Benefits of DST Investment

DSTs offer several distinct advantages that attract former rental property owners. One significant appeal is the passive management structure. Unlike traditional real estate ownership, where landlords are actively involved in property maintenance and tenant management, DSTs are managed by professional sponsors. This shift relieves investors of day-to-day operational responsibilities, making it an ideal option for those nearing retirement or seeking to minimize active engagement in property management.

Moreover, DSTs provide an opportunity for portfolio diversification. Investors can spread their capital across various DSTs, each potentially representing different types of real estate assets and geographic markets. This diversification can reduce risk and smooth out income flows across different economic cycles, which is particularly advantageous in today's volatile market environment.

Tax Efficiency and Estate Planning

In addition to management benefits, DSTs play a critical role in estate planning. Shares in a DST can be passed on to heirs at a stepped-up basis, minimizing inheritance tax burdens. For investors with significant real estate holdings, this aspect can be crucial in preserving wealth across generations.

Navigating the Transition

As appealing as these benefits are, the transition to DSTs through a 1031 exchange involves complexities that require careful planning. Investors should engage tax professionals and financial advisors specialized in 1031 exchanges to navigate the legal and procedural aspects effectively. This planning should include considerations around the timing for identifying and closing on replacement properties, which is critical given the IRS's strict deadlines.
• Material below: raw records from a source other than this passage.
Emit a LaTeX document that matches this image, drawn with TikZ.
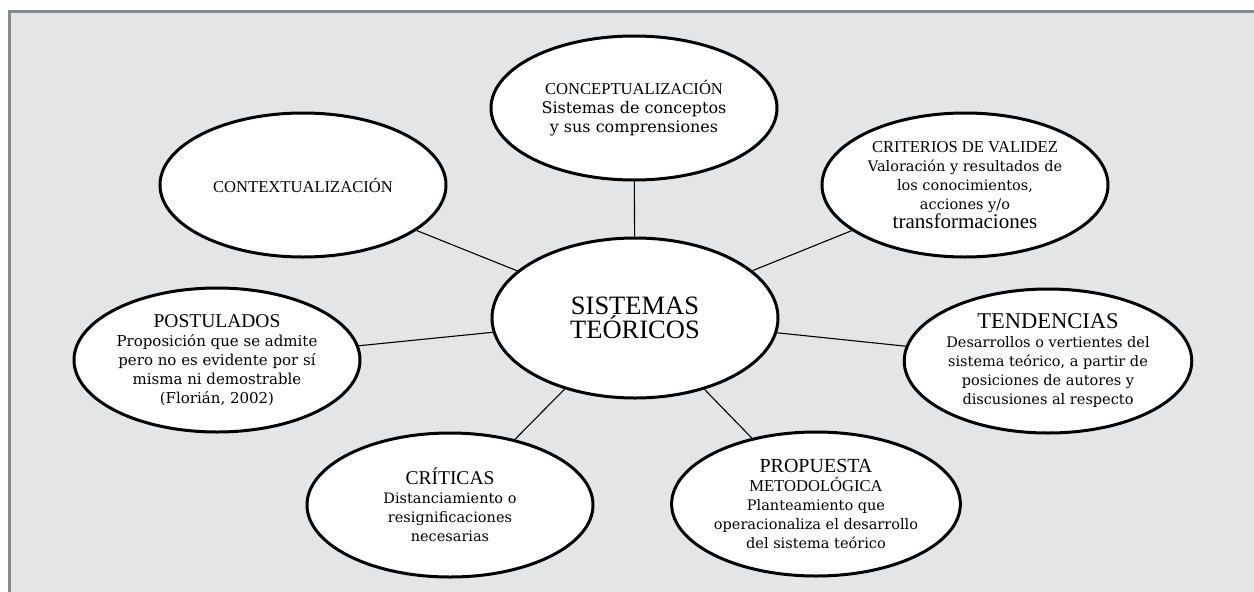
\documentclass[tikz,border=0pt]{standalone}
\usepackage{fontspec}
\setmainfont{DejaVu Serif}
\newfontfamily\headfont{Liberation Serif}
\usetikzlibrary{shapes.geometric}
\definecolor{panel}{HTML}{E4E5E7}
\definecolor{framegray}{HTML}{898A8C}

\begin{document}
\begin{tikzpicture}[x=1pt, y=-1pt,
	idea/.style={ellipse, draw, line width=3pt, fill=white, inner sep=0pt,
		minimum width=286pt, minimum height=144pt, align=center,
		font=\fontsize{14.5}{19}\selectfont},
	hub/.style={idea, minimum height=160pt}]
	\useasboundingbox (0,0) rectangle (1254,592);
	\fill[panel] (8,10) rectangle (1254,592);
	\draw[framegray, line width=3.2pt] (9.6,592) -- (9.6,11.6) -- (1254,11.6);

	\node[hub] (sys) at (635,318) {\headfont\fontsize{26.5}{29}\selectfont SISTEMAS\\ \headfont\fontsize{26.5}{29}\selectfont TEÓRICOS};
	\node[idea] (concept) at (634,108) {{\headfont\fontsize{16.6}{19}\selectfont CONCEPTUALIZACIÓN}\\ \fontsize{16}{20}\selectfont Sistemas de conceptos\\ \fontsize{16}{20}\selectfont y sus comprensiones};
	\node[idea] (context) at (303,185) {\headfont\fontsize{16.6}{19}\selectfont CONTEXTUALIZACIÓN};
	\node[idea] (criteria) at (965,185) {{\headfont\fontsize{16.6}{19}\selectfont CRITERIOS DE VALIDEZ}\\ Valoración y resultados de\\ los conocimientos,\\ acciones y/o\\ {\headfont\fontsize{21}{21}\selectfont transformaciones}};
	\node[idea] (postul) at (217,360) {{\headfont\fontsize{19.5}{19}\selectfont POSTULADOS}\\ \fontsize{15}{19}\selectfont Proposición que se admite\\ \fontsize{15}{19}\selectfont pero no es evidente por sí\\ \fontsize{15}{19}\selectfont misma ni demostrable\\ \fontsize{15}{19}\selectfont (Florián, 2002)};
	\node[idea] (trend) at (1048,361) {{\headfont\fontsize{22.5}{19}\selectfont TENDENCIAS}\\ Desarrollos o vertientes del\\ sistema teórico, a partir de\\ posiciones de autores y\\ discusiones al respecto};
	\node[idea] (critic) at (450,505) {{\headfont\fontsize{19.5}{19}\selectfont CRÍTICAS}\\ Distanciamiento o\\ resignificaciones\\ necesarias};
	\node[idea] (method) at (816,504) {{\headfont\fontsize{20}{19}\selectfont PROPUESTA}\\ {\headfont\fontsize{16.6}{19}\selectfont METODOLÓGICA}\\ Planteamiento que\\ operacionaliza el desarrollo\\ del sistema teórico};

	\draw[line width=1.1pt] (sys) to (concept);
	\draw[line width=1.1pt] (sys) to (context);
	\draw[line width=1.1pt] (sys) to (criteria);
	\draw[line width=1.1pt] (sys) to (postul);
	\draw[line width=1.1pt] (sys) to (trend);
	\draw[line width=1.1pt] (sys) to (critic);
	\draw[line width=1.1pt] (sys) to (method);
\end{tikzpicture}
\end{document}
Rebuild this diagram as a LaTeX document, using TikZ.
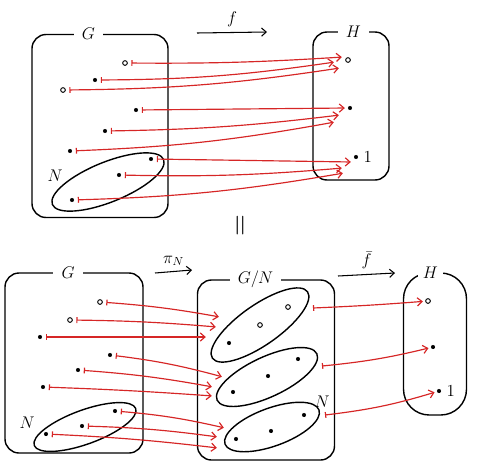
\documentclass[tikz,border=0pt]{standalone}
\usepackage{amsmath}
\usetikzlibrary{arrows.meta,shapes.geometric,positioning}
\definecolor{mapred}{RGB}{214,38,38}
\tikzset{
  set/.style={draw, line width=1.2pt, rounded corners=12pt, inner sep=0pt},
  subset/.style={draw, ellipse, line width=1.2pt, inner sep=0pt},
  setlabel/.style={fill=white, inner xsep=7pt, inner ysep=1pt, font=\Large},
  elem/.style={circle, fill, inner sep=0pt, minimum size=3.5pt},
  helem/.style={circle, draw, line width=0.8pt, inner sep=0pt, minimum size=4pt},
  mapsto/.style={draw=mapred, line width=1pt, shorten <=3pt, shorten >=1pt,
    {Bar[width=5pt]}-{Straight Barb[length=4pt,width=7pt]}},
  mapline/.style={line width=0.9pt, -{Straight Barb[length=4pt,width=7pt]}},
  mapname/.style={font=\Large, above=1pt}
}
\begin{document}
\begin{tikzpicture}[x=0.03cm, y=-0.03cm]
  \useasboundingbox (0,0) rectangle (480,467);

  % f : G -> H
  \node (Gtop) [set, minimum width=4.08cm, minimum height=5.49cm] at (100,126) {};
  \node (GtopLabel) [setlabel, xshift=-10pt] at (Gtop.north) {$G$};
  \node (Ntop) [subset, minimum width=3.6cm, minimum height=1.2cm, rotate=22] at (108,182) {};
  \node (NtopLabel) [font=\Large] at (55,176) {$N$};
  \node (Htop) [set, minimum width=2.28cm, minimum height=4.44cm] at (351,106) {};
  \node (HtopLabel) [setlabel, xshift=2pt] at (Htop.north) {$H$};
  \coordinate (ftopA) at (197,33);
  \coordinate (ftopB) at (267,32);
  \draw [mapline] (ftopA) -- node[mapname] (ftopName) {$f$} (ftopB);

  \foreach \name/\pos/\kind in {g1/{125,63}/helem, g2/{95,80}/elem, g3/{63,90}/helem,
      g4/{136,110}/elem, g5/{105,131}/elem, g6/{70,151}/elem,
      g7/{151,159}/elem, g8/{119,175}/elem, g9/{72,200}/elem,
      h1/{348,60}/helem, h2/{350,108}/elem, h3/{356,157}/elem}
    \node (\name) [\kind] at (\pos) {};
  \node (oneTop) [right=1pt of h3, font=\Large] {$1$};
  \foreach \name/\pos in {e1/{343,57}, e2/{335,62}, e3/{340,68},
      e4/{346,108}, e5/{340,115}, e6/{335,122},
      e7/{352,162}, e8/{343,168}, e9/{344,173}}
    \coordinate (\name) at (\pos);
  \foreach \i/\b in {1/2, 2/4, 3/4, 4/0, 5/3, 6/4, 7/0, 8/3, 9/4}
    \draw [mapsto] (g\i) to[bend right=\b] (e\i);

  \node (equal) [rotate=90, scale=2.4] at (242,226) {$=$};

  % pi_N : G -> G/N, then fbar : G/N -> H
  \node (Gbot) [set, minimum width=4.14cm, minimum height=5.4cm] at (74,363) {};
  \node (GbotLabel) [setlabel, xshift=-5pt] at (Gbot.north) {$G$};
  \node (Nbot) [subset, minimum width=3.24cm, minimum height=1.02cm, rotate=20] at (85,427) {};
  \node (NbotLabel) [font=\Large] at (27,423) {$N$};
  \coordinate (piA) at (155,273);
  \coordinate (piB) at (192,270);
  \draw [mapline] (piA) -- node[mapname] (piName) {$\pi_N$} (piB);

  \node (quot) [set, minimum width=4.11cm, minimum height=5.4cm] at (266,370) {};
  \node (quotLabel) [setlabel, xshift=-9pt] at (quot.north) {$G/N$};
  \node (coset1) [subset, minimum width=3.48cm, minimum height=1.2cm, rotate=35] at (260,325) {};
  \node (coset2) [subset, minimum width=3.3cm, minimum height=1.2cm, rotate=25] at (267,377) {};
  \node (coset3) [subset, minimum width=3cm, minimum height=1.14cm, rotate=20] at (272,427) {};
  \node (cosetLabel) [font=\Large] at (322,402) {$N$};

  \node (Hbot) [set, rounded corners=22pt, minimum width=1.89cm, minimum height=4.26cm] at (435,344) {};
  \node (HbotLabel) [setlabel, inner xsep=4pt, xshift=-4pt] at (Hbot.north) {$H$};
  \coordinate (fbarA) at (338,276);
  \coordinate (fbarB) at (395,273);
  \draw [mapline] (fbarA) -- node[mapname] (fbarName) {$\bar{f}$} (fbarB);

  \foreach \name/\pos/\kind in {a1/{100,302}/helem, a2/{70,320}/helem, a3/{40,337}/elem,
      a4/{110,355}/elem, a5/{78,370}/elem, a6/{43,387}/elem,
      a7/{115,411}/elem, a8/{82,426}/elem, a9/{46,434}/elem,
      q1/{288,307}/helem, q2/{260,325}/helem, q3/{229,343}/elem,
      q4/{298,359}/elem, q5/{268,376}/elem, q6/{233,392}/elem,
      q7/{304,415}/elem, q8/{271,431}/elem, q9/{236,439}/elem,
      k1/{428,301}/helem, k2/{433,347}/elem, k3/{439,391}/elem}
    \node (\name) [\kind] at (\pos) {};
  \node (oneBot) [right=1pt of k3, font=\Large] {$1$};
  \foreach \name/\pos in {c1/{220,317}, c2/{217,327}, c3/{207,337},
      c4/{223,377}, c5/{213,387}, c6/{213,396},
      c7/{225,428}, c8/{218,437}, c9/{218,448},
      s1/{313,308}, s2/{322,366}, s3/{325,415}}
    \coordinate (\name) at (\pos);
  \foreach \i/\b in {1/-3, 2/-2, 3/0, 4/-4, 5/-3, 6/-1, 7/-4, 8/-3, 9/-2}
    \draw [mapsto] (a\i) to[bend right=\b] (c\i);
  \foreach \i/\b in {1/1, 2/4, 3/5}
    \draw [mapsto, shorten <=0pt, shorten >=2pt] (s\i) to[bend right=\b] (k\i);
\end{tikzpicture}
\end{document}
Case for Passive Investment

Consider a rental property owner who has managed a small portfolio of multi-family units for a decade. While the properties have appreciated significantly, the responsibilities of maintenance and tenant relations have become increasingly burdensome. By opting for a DST via a 1031 exchange, this investor can maintain their exposure to real estate markets without the daily hassles of property management. Simultaneously, they defer immediate tax liabilities and can strategically diversify their real estate holdings.

In conclusion, moving from actively managed rental properties to passive investments such as DSTs not only mitigates management-related stress but also enhances financial and estate planning strategies. Such transitions are not merely financial shifts but strategic moves that demand careful contemplation and expert guidance. For those ready to make the switch, DSTs can offer a compelling and advantageous alternative to traditional rental property investments.